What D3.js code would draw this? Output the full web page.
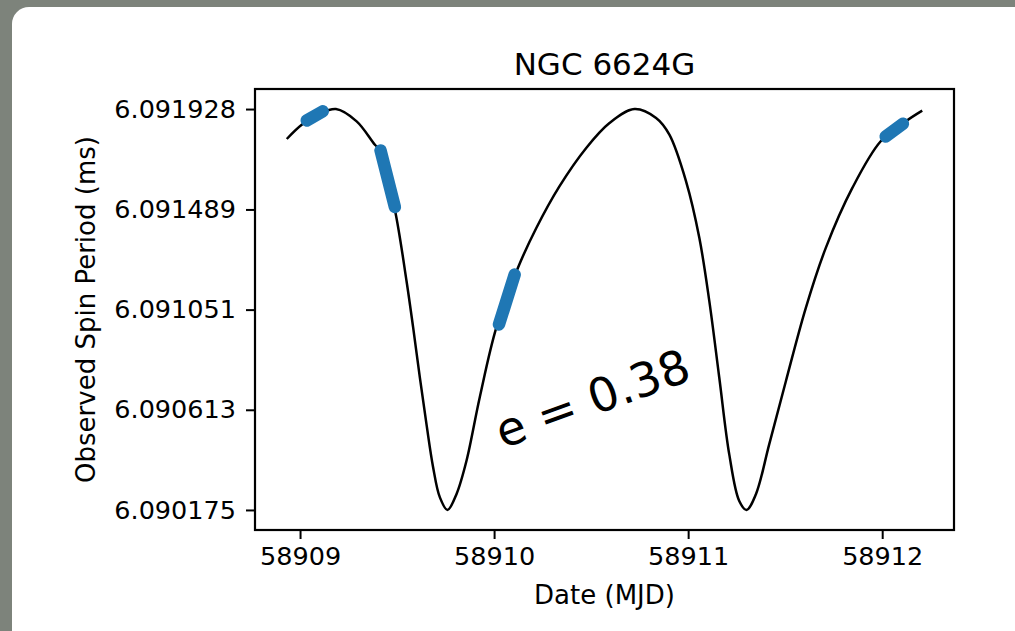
<!DOCTYPE html>
<html>
<head>
<meta charset="utf-8">
<script src="https://cdn.jsdelivr.net/npm/d3@7/dist/d3.min.js"></script>
<style>
  html, body { margin: 0; padding: 0; background: #7d837b; }
  svg { display: block; }
  text { font-family: "DejaVu Sans", sans-serif; fill: #000; }
</style>
</head>
<body>
<svg id="chart" width="1015" height="631"></svg>
<script>
// ---- data ----
const title = "NGC 6624G";
const xLabel = "Date (MJD)";
const yLabel = "Observed Spin Period (ms)";
const annotation = "e = 0.38";

// model curve (date MJD, period ms)
const modelDates = [
  58908.9316, 58909.0087, 58909.0926, 58909.1850, 58909.2917, 58909.3858,
  58909.4115, 58909.4887, 58909.5489, 58909.5828, 58909.6173, 58909.6517,
  58909.6857, 58909.7202, 58909.7598, 58909.8061, 58909.8575, 58909.9259,
  58910.0118, 58910.1230, 58910.2176, 58910.3374, 58910.4748, 58910.5947,
  58910.7233, 58910.8349, 58910.9033, 58910.9892, 58911.0576, 58911.1091,
  58911.1605, 58911.2119, 58911.2634, 58911.3009, 58911.3493, 58911.4177,
  58911.5036, 58911.6065, 58911.7094, 58911.8462, 58911.9923, 58912.1209,
  58912.2063
];
const modelPeriods = [
  6.091797, 6.091859, 6.091903, 6.091928, 6.091874, 6.091772,
  6.091750, 6.091488, 6.091175, 6.090973, 6.090755, 6.090549,
  6.090362, 6.090231, 6.090175, 6.090244, 6.090389, 6.090667,
  6.090973, 6.091234, 6.091408, 6.091591, 6.091758, 6.091867,
  6.091928, 6.091889, 6.091816, 6.091612, 6.091365, 6.091088,
  6.090753, 6.090418, 6.090214, 6.090175, 6.090244, 6.090462,
  6.090738, 6.091059, 6.091321, 6.091583, 6.091787, 6.091874,
  6.091921
];

// observed spans (start/end date and period)
const obsStartDates   = [58909.0345, 58909.4150, 58910.0252, 58912.0180];
const obsStartPeriods = [6.091878,   6.091747,   6.090986,   6.091808];
const obsEndDates     = [58909.1168, 58909.4887, 58910.1060, 58912.1070];
const obsEndPeriods   = [6.091918,   6.091500,   6.091204,   6.091864];

const xTickValues = [58909, 58910, 58911, 58912];
const xTickLabels = ["58909", "58910", "58911", "58912"];
const yTickValues = [6.090175, 6.090613, 6.091051, 6.091489, 6.091928];
const yTickLabels = ["6.090175", "6.090613", "6.091051", "6.091489", "6.091928"];

// ---- drawing ----
const svg = d3.select("#chart");

// card background
svg.append("rect").attr("x", 12).attr("y", 7).attr("width", 1020).attr("height", 640)
  .attr("rx", 17).attr("ry", 17).attr("fill", "#ffffff");

const plot = { left: 255, top: 89, right: 954, bottom: 530 };

const xMin = d3.min(modelDates), xMax = d3.max(modelDates);
const xPad = 0.05 * (xMax - xMin);
const yMin = d3.min(yTickValues), yMax = d3.max(yTickValues);
const yPad = 0.05 * (yMax - yMin);

const x = d3.scaleLinear().domain([xMin - xPad, xMax + xPad]).range([plot.left, plot.right]);
const y = d3.scaleLinear().domain([yMin - yPad, yMax + yPad]).range([plot.bottom, plot.top]);

const model = modelDates.map((d, i) => [d, modelPeriods[i]]);
const line = d3.line().x(d => x(d[0])).y(d => y(d[1])).curve(d3.curveCatmullRom.alpha(0.5));

const clipId = "plotclip";
svg.append("clipPath").attr("id", clipId).append("rect")
  .attr("x", plot.left).attr("y", plot.top)
  .attr("width", plot.right - plot.left).attr("height", plot.bottom - plot.top);

const g = svg.append("g").attr("clip-path", `url(#${clipId})`);

g.append("path").datum(model)
  .attr("d", line)
  .attr("fill", "none").attr("stroke", "#000").attr("stroke-width", 2.5);

const obs = obsStartDates.map((d, i) => [[d, obsStartPeriods[i]], [obsEndDates[i], obsEndPeriods[i]]]);
g.selectAll("path.obs").data(obs).enter().append("path")
  .attr("class", "obs")
  .attr("d", d3.line().x(d => x(d[0])).y(d => y(d[1])))
  .attr("fill", "none").attr("stroke", "#1f77b4")
  .attr("stroke-width", 12.5).attr("stroke-linecap", "round");

// axes
const xAxis = d3.axisBottom(x).tickValues(xTickValues)
  .tickFormat((d, i) => xTickLabels[i]).tickSizeInner(9).tickSizeOuter(0).tickPadding(8);
const yAxis = d3.axisLeft(y).tickValues(yTickValues)
  .tickFormat((d, i) => yTickLabels[i]).tickSizeInner(9).tickSizeOuter(0).tickPadding(10);

const gx = svg.append("g").attr("transform", `translate(0,${plot.bottom})`).call(xAxis);
const gy = svg.append("g").attr("transform", `translate(${plot.left},0)`).call(yAxis);
[gx, gy].forEach(a => {
  a.select(".domain").remove();
  a.selectAll(".tick line").attr("stroke", "#000").attr("stroke-width", 2);
  a.selectAll(".tick text").attr("font-size", 25.5).attr("font-family", "DejaVu Sans").attr("fill", "#000");
});
gx.selectAll(".tick text").attr("dy", "0.71em");

// frame
svg.append("rect").attr("x", plot.left).attr("y", plot.top)
  .attr("width", plot.right - plot.left).attr("height", plot.bottom - plot.top)
  .attr("fill", "none").attr("stroke", "#000").attr("stroke-width", 2.2);

// texts
svg.append("text").attr("x", (plot.left + plot.right) / 2).attr("y", 75)
  .attr("text-anchor", "middle").attr("font-size", 31).text(title);
svg.append("text").attr("x", (plot.left + plot.right) / 2).attr("y", 604)
  .attr("text-anchor", "middle").attr("font-size", 26).text(xLabel);
svg.append("text").attr("transform", `translate(95,${(plot.top + plot.bottom) / 2}) rotate(-90)`)
  .attr("text-anchor", "middle").attr("font-size", 26).text(yLabel);
svg.append("text").attr("transform", `translate(598,414) rotate(-20)`)
  .attr("text-anchor", "middle").attr("font-size", 47).text(annotation);
</script>
</body>
</html>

Problem statement –
Output a faithful copy of the data, with each picture left out.

Answer to the exercise –
What D3.js code would draw this? Output the full web page.
<!DOCTYPE html>
<html>
<head>
<meta charset="utf-8">
<script src="https://cdn.jsdelivr.net/npm/d3@7/dist/d3.min.js"></script>
<style>
  html, body { margin: 0; padding: 0; background: #7d837b; }
  svg { display: block; }
  text { font-family: "DejaVu Sans", sans-serif; fill: #000; }
</style>
</head>
<body>
<svg id="chart" width="1015" height="631"></svg>
<script>
// ---- data ----
const title = "NGC 6624G";
const xLabel = "Date (MJD)";
const yLabel = "Observed Spin Period (ms)";
const annotation = "e = 0.38";

// model curve (date MJD, period ms)
const modelDates = [
  58908.9316, 58909.0087, 58909.0926, 58909.1850, 58909.2917, 58909.3858,
  58909.4115, 58909.4887, 58909.5489, 58909.5828, 58909.6173, 58909.6517,
  58909.6857, 58909.7202, 58909.7598, 58909.8061, 58909.8575, 58909.9259,
  58910.0118, 58910.1230, 58910.2176, 58910.3374, 58910.4748, 58910.5947,
  58910.7233, 58910.8349, 58910.9033, 58910.9892, 58911.0576, 58911.1091,
  58911.1605, 58911.2119, 58911.2634, 58911.3009, 58911.3493, 58911.4177,
  58911.5036, 58911.6065, 58911.7094, 58911.8462, 58911.9923, 58912.1209,
  58912.2063
];
const modelPeriods = [
  6.091797, 6.091859, 6.091903, 6.091928, 6.091874, 6.091772,
  6.091750, 6.091488, 6.091175, 6.090973, 6.090755, 6.090549,
  6.090362, 6.090231, 6.090175, 6.090244, 6.090389, 6.090667,
  6.090973, 6.091234, 6.091408, 6.091591, 6.091758, 6.091867,
  6.091928, 6.091889, 6.091816, 6.091612, 6.091365, 6.091088,
  6.090753, 6.090418, 6.090214, 6.090175, 6.090244, 6.090462,
  6.090738, 6.091059, 6.091321, 6.091583, 6.091787, 6.091874,
  6.091921
];

// observed spans (start/end date and period)
const obsStartDates   = [58909.0345, 58909.4150, 58910.0252, 58912.0180];
const obsStartPeriods = [6.091878,   6.091747,   6.090986,   6.091808];
const obsEndDates     = [58909.1168, 58909.4887, 58910.1060, 58912.1070];
const obsEndPeriods   = [6.091918,   6.091500,   6.091204,   6.091864];

const xTickValues = [58909, 58910, 58911, 58912];
const xTickLabels = ["58909", "58910", "58911", "58912"];
const yTickValues = [6.090175, 6.090613, 6.091051, 6.091489, 6.091928];
const yTickLabels = ["6.090175", "6.090613", "6.091051", "6.091489", "6.091928"];

// ---- drawing ----
const svg = d3.select("#chart");

// card background
svg.append("rect").attr("x", 12).attr("y", 7).attr("width", 1020).attr("height", 640)
  .attr("rx", 17).attr("ry", 17).attr("fill", "#ffffff");

const plot = { left: 255, top: 89, right: 954, bottom: 530 };

const xMin = d3.min(modelDates), xMax = d3.max(modelDates);
const xPad = 0.05 * (xMax - xMin);
const yMin = d3.min(yTickValues), yMax = d3.max(yTickValues);
const yPad = 0.05 * (yMax - yMin);

const x = d3.scaleLinear().domain([xMin - xPad, xMax + xPad]).range([plot.left, plot.right]);
const y = d3.scaleLinear().domain([yMin - yPad, yMax + yPad]).range([plot.bottom, plot.top]);

const model = modelDates.map((d, i) => [d, modelPeriods[i]]);
const line = d3.line().x(d => x(d[0])).y(d => y(d[1])).curve(d3.curveCatmullRom.alpha(0.5));

const clipId = "plotclip";
svg.append("clipPath").attr("id", clipId).append("rect")
  .attr("x", plot.left).attr("y", plot.top)
  .attr("width", plot.right - plot.left).attr("height", plot.bottom - plot.top);

const g = svg.append("g").attr("clip-path", `url(#${clipId})`);

g.append("path").datum(model)
  .attr("d", line)
  .attr("fill", "none").attr("stroke", "#000").attr("stroke-width", 2.5);

const obs = obsStartDates.map((d, i) => [[d, obsStartPeriods[i]], [obsEndDates[i], obsEndPeriods[i]]]);
g.selectAll("path.obs").data(obs).enter().append("path")
  .attr("class", "obs")
  .attr("d", d3.line().x(d => x(d[0])).y(d => y(d[1])))
  .attr("fill", "none").attr("stroke", "#1f77b4")
  .attr("stroke-width", 12.5).attr("stroke-linecap", "round");

// axes
const xAxis = d3.axisBottom(x).tickValues(xTickValues)
  .tickFormat((d, i) => xTickLabels[i]).tickSizeInner(9).tickSizeOuter(0).tickPadding(8);
const yAxis = d3.axisLeft(y).tickValues(yTickValues)
  .tickFormat((d, i) => yTickLabels[i]).tickSizeInner(9).tickSizeOuter(0).tickPadding(10);

const gx = svg.append("g").attr("transform", `translate(0,${plot.bottom})`).call(xAxis);
const gy = svg.append("g").attr("transform", `translate(${plot.left},0)`).call(yAxis);
[gx, gy].forEach(a => {
  a.select(".domain").remove();
  a.selectAll(".tick line").attr("stroke", "#000").attr("stroke-width", 2);
  a.selectAll(".tick text").attr("font-size", 25.5).attr("font-family", "DejaVu Sans").attr("fill", "#000");
});
gx.selectAll(".tick text").attr("dy", "0.71em");

// frame
svg.append("rect").attr("x", plot.left).attr("y", plot.top)
  .attr("width", plot.right - plot.left).attr("height", plot.bottom - plot.top)
  .attr("fill", "none").attr("stroke", "#000").attr("stroke-width", 2.2);

// texts
svg.append("text").attr("x", (plot.left + plot.right) / 2).attr("y", 75)
  .attr("text-anchor", "middle").attr("font-size", 31).text(title);
svg.append("text").attr("x", (plot.left + plot.right) / 2).attr("y", 604)
  .attr("text-anchor", "middle").attr("font-size", 26).text(xLabel);
svg.append("text").attr("transform", `translate(95,${(plot.top + plot.bottom) / 2}) rotate(-90)`)
  .attr("text-anchor", "middle").attr("font-size", 26).text(yLabel);
svg.append("text").attr("transform", `translate(598,414) rotate(-20)`)
  .attr("text-anchor", "middle").attr("font-size", 47).text(annotation);
</script>
</body>
</html>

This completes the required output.